Wednesday, March 7, 2012

Media: How Newspapers are Build Digital Revenue

Pew Research’s Project for Excellence in Journalism just released “The Search for a New Business Model,” a study “which combines detailed proprietary data from individual newspapers with in-depth interviews at more than a dozen major media companies” in order to understand how newspapers are digitally innovating or otherwise trying to stymie their rapidly disappearing print revenues.  The study reveals just how abysmal the on-going efforts of newspapers really are.
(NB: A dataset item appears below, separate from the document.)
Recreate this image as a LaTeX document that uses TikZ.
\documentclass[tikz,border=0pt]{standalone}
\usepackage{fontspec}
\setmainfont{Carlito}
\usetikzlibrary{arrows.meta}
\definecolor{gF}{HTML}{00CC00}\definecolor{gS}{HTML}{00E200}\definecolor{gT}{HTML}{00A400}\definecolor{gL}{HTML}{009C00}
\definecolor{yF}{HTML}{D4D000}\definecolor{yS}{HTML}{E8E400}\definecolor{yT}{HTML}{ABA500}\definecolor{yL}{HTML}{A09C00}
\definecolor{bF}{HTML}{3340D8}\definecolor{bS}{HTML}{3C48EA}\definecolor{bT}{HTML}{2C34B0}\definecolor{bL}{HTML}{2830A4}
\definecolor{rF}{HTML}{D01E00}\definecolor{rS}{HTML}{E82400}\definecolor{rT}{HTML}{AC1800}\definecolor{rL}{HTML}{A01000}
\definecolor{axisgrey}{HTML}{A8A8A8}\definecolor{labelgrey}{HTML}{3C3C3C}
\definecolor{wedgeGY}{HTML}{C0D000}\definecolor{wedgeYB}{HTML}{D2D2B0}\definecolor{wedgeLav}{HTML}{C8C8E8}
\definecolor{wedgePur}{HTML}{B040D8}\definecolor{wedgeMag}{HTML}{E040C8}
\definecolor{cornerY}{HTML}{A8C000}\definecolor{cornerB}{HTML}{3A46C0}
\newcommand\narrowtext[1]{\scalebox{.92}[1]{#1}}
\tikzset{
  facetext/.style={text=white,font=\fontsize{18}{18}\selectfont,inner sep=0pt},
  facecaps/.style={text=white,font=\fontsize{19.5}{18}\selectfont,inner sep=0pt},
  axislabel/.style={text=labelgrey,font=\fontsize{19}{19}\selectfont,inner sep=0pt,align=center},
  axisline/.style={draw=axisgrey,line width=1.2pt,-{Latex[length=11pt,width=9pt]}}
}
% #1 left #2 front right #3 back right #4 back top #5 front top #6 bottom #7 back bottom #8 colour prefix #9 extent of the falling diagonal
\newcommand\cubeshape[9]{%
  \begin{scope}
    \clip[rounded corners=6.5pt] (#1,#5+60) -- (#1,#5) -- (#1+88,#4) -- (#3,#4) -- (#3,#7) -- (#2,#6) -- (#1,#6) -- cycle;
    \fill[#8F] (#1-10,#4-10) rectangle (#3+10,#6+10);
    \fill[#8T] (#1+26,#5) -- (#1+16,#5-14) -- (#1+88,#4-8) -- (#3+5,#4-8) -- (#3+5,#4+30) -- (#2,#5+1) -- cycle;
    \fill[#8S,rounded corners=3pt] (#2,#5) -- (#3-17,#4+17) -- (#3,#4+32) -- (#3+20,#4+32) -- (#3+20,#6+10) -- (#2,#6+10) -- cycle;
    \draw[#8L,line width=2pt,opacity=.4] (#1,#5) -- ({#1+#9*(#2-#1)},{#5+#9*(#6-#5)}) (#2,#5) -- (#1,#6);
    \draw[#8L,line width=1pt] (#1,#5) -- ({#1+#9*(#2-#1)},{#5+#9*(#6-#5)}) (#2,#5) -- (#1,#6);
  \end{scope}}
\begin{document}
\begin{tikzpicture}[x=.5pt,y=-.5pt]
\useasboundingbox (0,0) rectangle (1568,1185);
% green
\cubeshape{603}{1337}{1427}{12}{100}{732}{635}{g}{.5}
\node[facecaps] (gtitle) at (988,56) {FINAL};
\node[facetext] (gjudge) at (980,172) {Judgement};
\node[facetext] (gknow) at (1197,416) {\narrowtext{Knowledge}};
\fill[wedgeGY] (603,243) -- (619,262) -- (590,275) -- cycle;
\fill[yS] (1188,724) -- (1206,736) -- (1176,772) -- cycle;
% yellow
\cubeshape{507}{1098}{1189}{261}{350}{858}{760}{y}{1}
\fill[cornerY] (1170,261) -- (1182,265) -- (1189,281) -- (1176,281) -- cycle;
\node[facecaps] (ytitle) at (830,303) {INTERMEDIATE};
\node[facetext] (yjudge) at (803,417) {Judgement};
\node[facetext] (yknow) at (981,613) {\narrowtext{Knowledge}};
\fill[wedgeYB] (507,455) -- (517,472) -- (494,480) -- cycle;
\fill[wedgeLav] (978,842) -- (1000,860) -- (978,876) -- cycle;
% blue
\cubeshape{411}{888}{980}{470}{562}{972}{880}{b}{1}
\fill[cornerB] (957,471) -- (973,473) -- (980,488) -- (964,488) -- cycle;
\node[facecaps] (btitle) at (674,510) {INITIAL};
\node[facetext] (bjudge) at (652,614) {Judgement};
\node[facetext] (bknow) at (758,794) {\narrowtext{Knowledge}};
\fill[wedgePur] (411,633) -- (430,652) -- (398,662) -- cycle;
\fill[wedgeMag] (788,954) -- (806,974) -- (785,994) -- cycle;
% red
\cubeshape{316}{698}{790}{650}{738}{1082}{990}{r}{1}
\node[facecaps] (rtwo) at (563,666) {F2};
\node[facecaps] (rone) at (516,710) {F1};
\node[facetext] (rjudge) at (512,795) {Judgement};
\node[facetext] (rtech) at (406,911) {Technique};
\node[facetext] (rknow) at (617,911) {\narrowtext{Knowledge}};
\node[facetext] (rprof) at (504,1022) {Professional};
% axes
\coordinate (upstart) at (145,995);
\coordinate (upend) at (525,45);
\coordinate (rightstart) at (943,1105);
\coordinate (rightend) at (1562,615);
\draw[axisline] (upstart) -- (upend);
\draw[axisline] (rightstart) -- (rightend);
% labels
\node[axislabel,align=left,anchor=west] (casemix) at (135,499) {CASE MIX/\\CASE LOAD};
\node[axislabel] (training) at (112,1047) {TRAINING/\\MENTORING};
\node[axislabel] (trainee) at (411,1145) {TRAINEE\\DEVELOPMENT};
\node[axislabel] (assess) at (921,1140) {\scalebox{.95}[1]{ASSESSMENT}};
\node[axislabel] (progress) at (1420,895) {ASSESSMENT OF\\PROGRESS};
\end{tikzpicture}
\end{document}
Here’s the long and short of the article:
  • Digital revenues aren’t even close to covering print losses. For every $11 in print revenue, papers brought in $1 in digital revenue. Put a more depressing way: for every $1 gained in digital $7 are lost in print revenue.
  • Newspapers don’t know how to sell digital advertising. Papers are barely selling targeted advertising. Instead, they choose (or only know how) to sell discrete display advertising campaigns. Such campaigns cannot scale to the scale of their audience and reduce the value of digital sales efforts by a factor or two.
  • Newspapers are unable to hire digital talent. The majority of executives said it’s almost impossible to hire digitally fluent sales people, due to newspapers’ bad digital repuations. Further, even if they can hire digital talent they haven’t figured out how to integrate digital sales people with their traditional sales personnel.
  • Newspapers don’t want to think about digital. A surveyed executive worries that they spend too much time working on digital, “We spend 90% of our time talking about 10% of our revenue.” A number of executives expressed concern that they have “too many people-whether it be in the newsroom, the boardroom or on the sales staff-who were too attached to the old way of doing things.”